Ever since The Shield turned face I’ve had this little guilty voice gnawing at the back of my mind being all, “ohhhh dear, maybe you shouldn’t enjoy this” whenever they triple powerbomb somebody, but nope, I’ve decided I’m not listening. The Shield are awesome shitkickers who respond to being manipulated by murdering half the roster, and that’s rad.

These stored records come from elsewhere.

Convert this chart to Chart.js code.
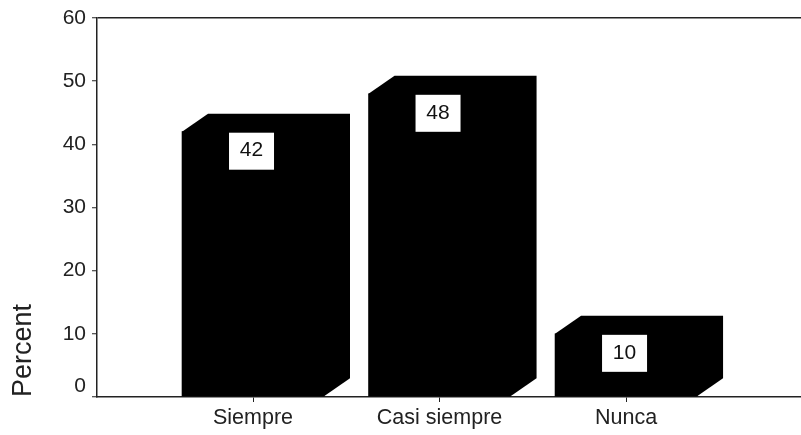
<!DOCTYPE html>
<html>
<head>
<meta charset="utf-8">
<title>Percent</title>
<script src="https://cdn.jsdelivr.net/npm/chart.js@4/dist/chart.umd.min.js"></script>
<style>
    html, body { margin: 0; padding: 0; background: #fff; }
    #percentWrap { width: 801px; height: 435px; }
    canvas { display: block; }
</style>
</head>
<body>
<div id="percentWrap"><canvas id="percentChart" width="801" height="435"></canvas></div>
<script>
const categories = ["Siempre", "Casi siempre", "Nunca"]
const percentValues = [42, 48, 10]
const yTicks = [0, 10, 20, 30, 40, 50, 60]

const FONT = '"Liberation Sans", Arial, sans-serif'
const INK = "#222222"
// offset of the back face of each block
const DEPTH_X = 26
const DEPTH_Y = 18

// extruded top and right side, drawn behind the front face of each bar
const blockDepth = {
    id: 'blockDepth',
    beforeDatasetsDraw(chart) {
        const { ctx } = chart
        ctx.save()
        ctx.fillStyle = "#000000"
        chart.getDatasetMeta(0).data.forEach(bar => {
            const left = bar.x - bar.width / 2
            const right = bar.x + bar.width / 2
            ctx.beginPath()
            ctx.moveTo(left, bar.y)
            ctx.lineTo(left + DEPTH_X, bar.y - DEPTH_Y)
            ctx.lineTo(right + DEPTH_X, bar.y - DEPTH_Y)
            ctx.lineTo(right + DEPTH_X, bar.base - DEPTH_Y)
            ctx.lineTo(right, bar.base)
            ctx.closePath()
            ctx.fill()
        })
        ctx.restore()
    }
}

// white value box near the top of each front face
const valueBoxes = {
    id: 'valueBoxes',
    afterDatasetsDraw(chart) {
        const { ctx } = chart
        ctx.save()
        ctx.font = "21px " + FONT
        ctx.textAlign = 'center'
        ctx.textBaseline = 'middle'
        chart.getDatasetMeta(0).data.forEach((bar, i) => {
            const top = bar.y + 1
            ctx.fillStyle = "#ffffff"
            ctx.fillRect(bar.x - 24, top, 45, 37)
            ctx.fillStyle = "#111111"
            ctx.fillText(String(percentValues[i]), bar.x - 1.5, top + 18)
        })
        ctx.restore()
    }
}

const config = {
    type: "bar",
    data: {
        datasets: [
            {
                label: "Percent",
                data: categories.map((c, i) => ({ x: i + 1, y: percentValues[i] })),
                backgroundColor: "#000000",
                borderWidth: 0,
                barThickness: 142,
            },
        ],
    },
    options: {
        responsive: false,
        animation: false,
        layout: { autoPadding: false, padding: { top: 18, left: 0, right: 0, bottom: 0 } },
        plugins: {
            legend: { display: false },
            tooltip: { enabled: false },
        },
        scales: {
            x: {
                type: "linear",
                offset: false,
                min: 0.1635,
                max: 3.938,
                afterBuildTicks(axis) {
                    axis.ticks = categories.map((c, i) => ({ value: i + 1 }))
                },
                afterFit(axis) { axis.height = 38 },
                grid: { offset: false, drawOnChartArea: false, tickLength: 5, tickColor: INK, tickWidth: 1 },
                border: { color: INK, width: 1.5 },
                ticks: {
                    autoSkip: false,
                    maxRotation: 0,
                    padding: 3,
                    color: INK,
                    font: { family: FONT, size: 21.5 },
                    callback: value => categories[value - 1],
                },
            },
            y: {
                min: 0,
                max: 60,
                afterBuildTicks(axis) {
                    axis.ticks = yTicks.map(value => ({ value }))
                },
                afterFit(axis) { axis.width = 97 },
                title: {
                    display: true,
                    text: "Percent",
                    align: "start",
                    color: INK,
                    padding: { top: 7, bottom: 0 },
                    font: { family: FONT, size: 27 },
                },
                // only the 60 line is drawn across, it closes the top of the plot
                grid: {
                    tickLength: 5,
                    tickColor: INK,
                    tickWidth: 1,
                    lineWidth: 1.5,
                    color: c => (c.tick && c.tick.value === 60 ? INK : "rgba(0,0,0,0)"),
                },
                border: { color: INK, width: 1.5 },
                ticks: {
                    padding: 6,
                    color: INK,
                    font: { family: FONT, size: 21, lineHeight: 1.05 },
                    // the empty second line lifts the 0 clear of the baseline
                    callback: value => (value === 0 ? ["0", ""] : String(value)),
                },
            },
        },
    },
    plugins: [blockDepth, valueBoxes],
}

new Chart(document.getElementById("percentChart"), config)
</script>
</body>
</html>
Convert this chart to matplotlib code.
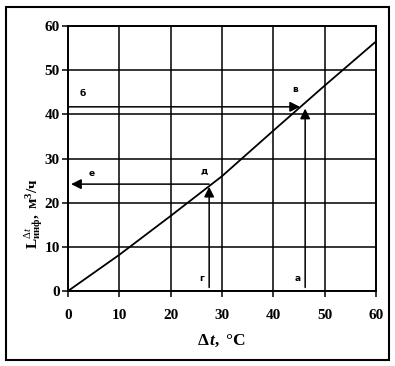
import matplotlib
matplotlib.use("Agg")
import matplotlib.pyplot as plt
from matplotlib.patches import Rectangle

plt.rcParams['font.family'] = ['Liberation Serif', 'DejaVu Serif']
plt.rcParams['mathtext.fontset'] = 'custom'
plt.rcParams['mathtext.rm'] = 'Liberation Serif'
plt.rcParams['mathtext.it'] = 'Liberation Serif:italic'
plt.rcParams['mathtext.bf'] = 'Liberation Serif:bold'
plt.rcParams['mathtext.bfit'] = 'Liberation Serif:bold:italic'

# data
dt = [0, 10, 20, 30, 40, 50, 60]
L = [0, 8.2, 17.0, 26.0, 36.3, 46.5, 56.5]
xticks = [0, 10, 20, 30, 40, 50, 60]
yticks = [0, 10, 20, 30, 40, 50, 60]

# construction arrows: (start, end)
arrows = [((0.0, 41.7), (45.2, 41.7)),   # б
          ((46.2, 0.8), (46.2, 41.3)),   # а
          ((27.5, 0.8), (27.5, 23.6)),   # г
          ((27.5, 24.2), (0.6, 24.2))]   # е
labels = [("б", 2.9, 44.8), ("в", 44.2, 45.6), ("д", 26.6, 27.0),
          ("е", 4.7, 26.5), ("а", 44.8, 2.9), ("г", 26.1, 2.8)]

fig = plt.figure(figsize=(3.95, 3.66), dpi=100)
ax = fig.add_axes([68/395, 1-291/366, (376-68)/395, (291-26)/366])

ax.plot(dt, L, color='black', lw=1.3)
for (x0, y0), (x1, y1) in arrows:
    ax.annotate('', xy=(x1, y1), xytext=(x0, y0),
                arrowprops=dict(arrowstyle='-|>,head_length=0.6,head_width=0.3',
                                color='black', lw=1.1, shrinkA=0, shrinkB=0))
for t, x, y in labels:
    ax.text(x, y, t, fontsize=6.5, fontweight='bold', family='DejaVu Sans',
            ha='center', va='center')

ax.set_xlim(0, 60)
ax.set_ylim(0, 60)
ax.set_xticks(xticks)
ax.set_yticks(yticks)
ax.grid(True, color='black', lw=1.1)
ax.set_axisbelow(True)
for s in ax.spines.values():
    s.set_linewidth(1.4)
ax.tick_params(direction='out', length=4, width=1.1, labelsize=11)
ax.tick_params(axis='x', pad=9)
ax.tick_params(axis='y', pad=2)
for lab in ax.get_xticklabels() + ax.get_yticklabels():
    lab.set_fontweight('bold')

ax.set_xlabel(r'$\mathbf{\Delta}\,\mathbfit{t}\mathbf{,\ °C}$', fontsize=12.5, labelpad=8)
ax.set_ylabel(r'$\mathbf{L}^{\mathit{\Delta t}}_{\mathbf{инф}}\mathbf{,\ м^3/ч}$',
              fontsize=11)
ax.yaxis.set_label_coords(-0.075, 0.29)

fig.patches.append(Rectangle((6/395, 1-360/366), 383/395, 353/366,
                             transform=fig.transFigure, fill=False,
                             edgecolor='black', lw=1.5))

fig.savefig('out.png', dpi=100)
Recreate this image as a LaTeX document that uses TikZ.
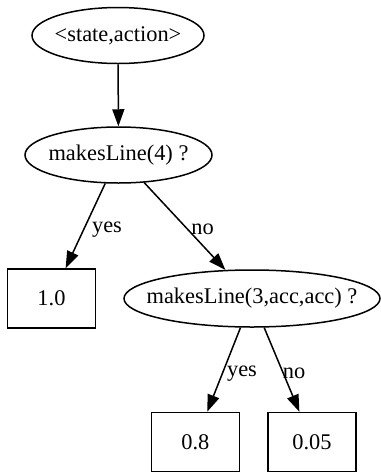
\documentclass[tikz,border=0pt]{standalone}
\usepackage{fontspec}
\setmainfont{Liberation Serif}
\usetikzlibrary{shapes.geometric,arrows.meta}
\begin{document}
\begin{tikzpicture}[x=1pt,y=-1pt,
  every node/.style={font=\fontsize{22.4}{26}\selectfont},
  ell/.style={draw,ellipse,line width=1.5pt,inner sep=0pt,minimum height=56pt},
  leaf/.style={draw,rectangle,line width=1.5pt,inner sep=0pt,minimum width=88pt,minimum height=59pt},
  edge/.style={line width=1.5pt,-{Triangle[length=17pt,width=12pt]}},
  lbl/.style={inner sep=0pt}]
\useasboundingbox (0,0) rectangle (381,475);
\node[ell,minimum width=172pt] (root) at (118,35.5) {\makebox[0pt]{<state,action>}};
\node[ell,minimum width=187pt] (q1) at (118.5,155) {\makebox[0pt]{makesLine(4) ?}};
\node[leaf] (v1) at (51.5,298.5) {1.0};
\node[ell,minimum width=256pt,minimum height=57pt] (q2) at (252,298.5) {\makebox[0pt]{makesLine(3,acc,acc) ?}};
\node[leaf] (v2) at (195.3,442) {0.8};
\node[leaf] (v3) at (312,442) {0.05};
\draw[edge] (root) -- (q1);
\draw[edge] (q1) -- (v1);
\draw[edge] (q1) -- (q2);
\draw[edge] (q2) -- (v2);
\draw[edge] (q2) -- (v3);
\node[lbl] (l1) at (107,230) {yes};
\node[lbl] (l2) at (202.5,229) {no};
\node[lbl] (l3) at (242,374) {yes};
\node[lbl] (l4) at (294,373) {no};
\end{tikzpicture}
\end{document}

I like Daniel Bryan a lot, but I’d like him twice as much as I already do if he forgot the YESing and earnestly petitioning the authority for opportunities and just ran out and started dragon suplexing Randy Orton through tables more often.
Best: Welp, Roman Reigns Has Teleportation Powers Now
After systematically destroying half the guys in Vickie Guerrero’s proposed 11-on-3 handicap match, The Shield was left with Titus, Damien Sandow, Ryback, Alberto and Bad News Barrett to deal with, and well, they f–king dealt with ’em. The Shield was never really at a disadvantage at any point, they just continued their show-long mauling, which was A-OK with me.
Eventually Alberto and BNB were all like, “Hey, wait, we’re at least upper mid-carders, what they hell are we doing out here?” and hit the bricks, at which point things got really ugly for the bad guys. For starters, Roman Reigns unveiled his new mutant powers, teleporting from the ring to the stage like Nightcrawler to Superman punch Alberto right in his damn face, then it was back down to the ring to hand out spears and powerbombs to his royal heart’s content.
I know a certain Samoan prince who’s going to sleep well tonight.